I think back to my childhood and remember having parties during the elementary school years, but then at some point they just stopped. I can't recall how old I was when that happened, and I have no recollection of how I felt about it, or even if I cared at all.
So now I'm wondering, at what point do the birthday parties fade away?
Well they are 19 and 21. I didn't stop - they started to want to spend birthdays with friends at the movies, mall and dinner. I think at around 12 or so.
Now when we are lucky enough to have them around, we usually take them out to dinner.
There is rampant birthday party escalation in my neck of the woods (not like you see on crazy TV shows - "My Super Sweet 16" or whatever). With the child density in the area, early elementary school (with multiple children) was a rota of visits to the same 5 bounce house places, trampoline places, gymnastics places, etc. It got to the point that my kids had already been to 3 parties at the same place that season, they didnt want to go back for their own party so a new idea had to be thought up.

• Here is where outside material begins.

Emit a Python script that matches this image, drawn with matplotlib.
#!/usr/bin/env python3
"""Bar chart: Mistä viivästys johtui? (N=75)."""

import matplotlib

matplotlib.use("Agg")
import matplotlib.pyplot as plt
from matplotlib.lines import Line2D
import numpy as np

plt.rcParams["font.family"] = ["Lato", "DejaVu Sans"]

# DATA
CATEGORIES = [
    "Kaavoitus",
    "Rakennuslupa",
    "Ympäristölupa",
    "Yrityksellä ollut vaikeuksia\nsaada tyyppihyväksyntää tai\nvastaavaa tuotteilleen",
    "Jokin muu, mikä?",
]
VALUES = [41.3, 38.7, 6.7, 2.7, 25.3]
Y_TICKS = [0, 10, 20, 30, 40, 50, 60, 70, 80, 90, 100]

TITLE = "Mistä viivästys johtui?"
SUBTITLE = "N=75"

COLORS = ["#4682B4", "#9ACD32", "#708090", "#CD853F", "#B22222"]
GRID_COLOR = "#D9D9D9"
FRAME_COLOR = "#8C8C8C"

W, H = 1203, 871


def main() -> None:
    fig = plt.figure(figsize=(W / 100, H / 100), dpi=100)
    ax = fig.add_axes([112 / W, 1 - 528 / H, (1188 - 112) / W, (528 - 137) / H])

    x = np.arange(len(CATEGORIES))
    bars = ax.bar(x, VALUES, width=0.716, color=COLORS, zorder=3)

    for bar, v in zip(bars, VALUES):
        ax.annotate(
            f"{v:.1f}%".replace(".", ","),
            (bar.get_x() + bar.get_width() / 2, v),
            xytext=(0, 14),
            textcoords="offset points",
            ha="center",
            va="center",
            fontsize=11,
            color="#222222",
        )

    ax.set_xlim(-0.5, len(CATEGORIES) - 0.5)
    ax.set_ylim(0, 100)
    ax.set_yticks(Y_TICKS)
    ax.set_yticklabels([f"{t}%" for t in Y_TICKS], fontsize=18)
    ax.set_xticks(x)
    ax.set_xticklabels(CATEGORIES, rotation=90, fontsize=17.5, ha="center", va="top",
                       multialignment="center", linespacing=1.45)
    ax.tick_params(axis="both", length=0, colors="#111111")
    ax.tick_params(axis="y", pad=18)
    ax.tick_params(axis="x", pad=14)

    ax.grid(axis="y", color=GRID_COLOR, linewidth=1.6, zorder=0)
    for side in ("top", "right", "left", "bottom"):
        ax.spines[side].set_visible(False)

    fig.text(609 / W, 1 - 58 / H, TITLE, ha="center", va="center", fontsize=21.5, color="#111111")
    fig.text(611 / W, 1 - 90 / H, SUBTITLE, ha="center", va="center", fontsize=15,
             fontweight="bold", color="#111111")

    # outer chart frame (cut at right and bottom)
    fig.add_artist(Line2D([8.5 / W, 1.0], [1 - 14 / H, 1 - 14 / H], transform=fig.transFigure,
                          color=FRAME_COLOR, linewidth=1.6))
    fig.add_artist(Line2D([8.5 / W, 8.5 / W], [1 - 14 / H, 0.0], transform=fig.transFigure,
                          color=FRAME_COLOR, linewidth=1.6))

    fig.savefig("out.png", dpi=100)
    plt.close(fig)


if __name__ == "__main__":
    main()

As elementary school turned to middle school, parties my children attended (not their own) turned into overnight trips to places like Great Wolf Lodge, local hotel suite, Myrtle Beach or 5 hrs away in DC for the weekend to watch MLB games. Very fun for my children to go to, nerve wracking at times for my wife and I and crazy excessive. [I certainly never had that opportunity growing up and havent provided anything to that scale for my children]
I think mine morphed around ten. But in those days a party was games and food at home. I wonder if they ever really stop now that they can be taking friends to laser tag or trampoline place.
I can't understand having a first birthday party when the child's oblivious, but not having one when they're eight and fully understand what they're missing out on.
My first and last birthday party was when I was 7. To this day I think my mother lied about inviting anyone, she said she invited 'all the kids on the block', but nobody came or mentioned it. Didn't want one after that.
My kids had birthday parties at random years, whenever they really wanted one. The last was in the mid teens.